The Primary Containment Challenge: Preventing Leakage

Ensuring the long-term containment of the injected \(\text{CO}_2\) is a primary difficulty with underground carbon storage. The buoyant supercritical fluid naturally tries to rise through the caprock, meaning the integrity of this seal is paramount. If the caprock is compromised, the \(\text{CO}_2\) could migrate into shallower groundwater or return to the atmosphere, negating the storage operation’s purpose.

Leakage pathways can occur through various natural and man-made features that compromise the geological structure. Existing or reactivated faults and natural fractures within the caprock represent potential conduits for upward migration. Furthermore, the numerous abandoned oil and gas wells that penetrate many potential storage formations pose an additional and sometimes poorly mapped risk for leakage.

Thorough site characterization is necessary to assess the caprock’s sealing capacity, including its thickness, continuity, and ability to withstand the increased pressure.
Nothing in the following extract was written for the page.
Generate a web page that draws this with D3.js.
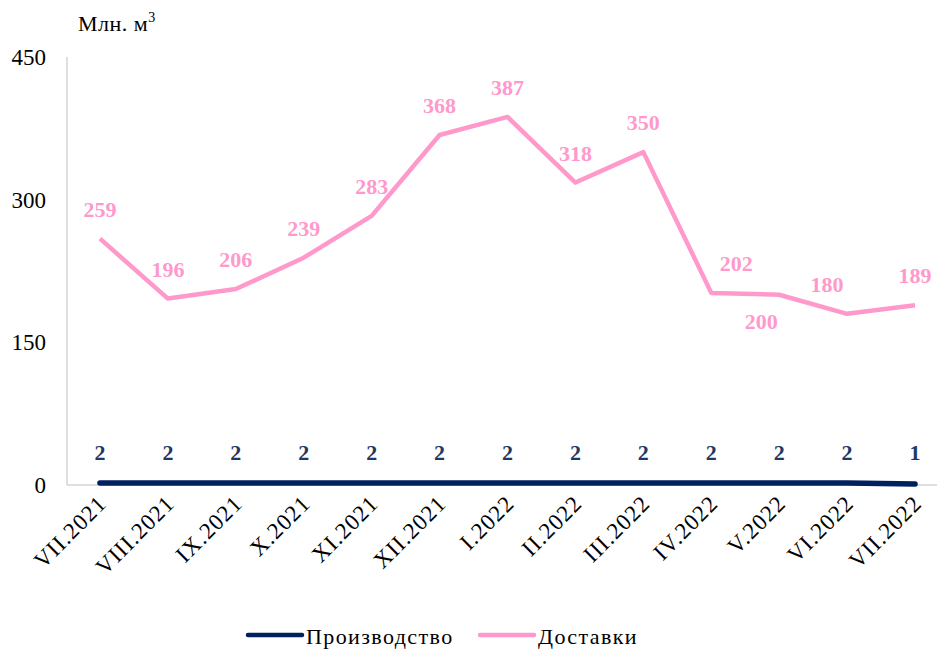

The risk of leakage is managed through structural trapping, where the \(\text{CO}_2\) is held beneath the caprock, and dissolution trapping, where the \(\text{CO}_2\) dissolves into the formation brine over time. Loss of containment presents an environmental hazard and limits the site’s overall storage capacity due to reservoir pressure loss.

The Risk of Induced Seismicity

A second major technical difficulty is the risk of induced seismicity, or man-made earthquakes, caused by the injection process. Pumping vast volumes of fluid into the subsurface significantly increases the pore pressure within the reservoir rock. This pressure increase can diffuse outward and eventually reach pre-existing, geologically stable faults in the surrounding rock, including the deeper basement rock.

When pore pressure rises, it acts to counteract the confining stress that holds a fault in place, effectively reducing the friction on the fault plane. If a pre-existing fault is close to its failure point, this reduction in friction can cause the fault to slip, releasing stored elastic energy as an earthquake. This mechanism of fault lubrication and reactivation is a concern for all high-volume fluid injection projects.

Examples of injection-related seismicity have been documented at various sites, such as the Illinois Basin–Decatur Project, where microseismicity was observed below the injection zone. While most induced events are small, a larger event could potentially damage the caprock or injection wells, creating new leakage pathways for the stored \(\text{CO}_2\). Managing this risk requires careful pressure control, often by injecting at controlled rates or co-producing brine from the reservoir to maintain a stable pressure regime.

Ensuring Long-Term Safety and Monitoring

Mitigating the difficulties of containment and induced seismicity requires a comprehensive monitoring strategy that spans the entire project lifecycle. Surface and subsurface monitoring techniques are deployed to ensure the \(\text{CO}_2\) plume remains within the designated storage complex and to track pressure changes. This includes deploying networks of seismic sensors to detect small microseismic events that could indicate fault instability.

Advanced techniques such as time-lapse seismic surveys are used to image the subsurface periodically, allowing operators to track the movement and distribution of the \(\text{CO}_2\) plume over time. Pressure gauges placed in observation wells provide data on the pressure front’s diffusion, which is used to manage injection rates and mitigate the risk of fault reactivation. Groundwater testing in overlying aquifers is also routinely conducted to detect any unintended migration of \(\text{CO}_2\) or brine.

The long-term success of geological storage relies on robust regulatory oversight that manages the transfer of liability and ensures monitoring continues for decades, or even centuries, after injection ceases. These regulatory frameworks require extensive baseline data collection and the development of detailed plans for risk mitigation and remediation.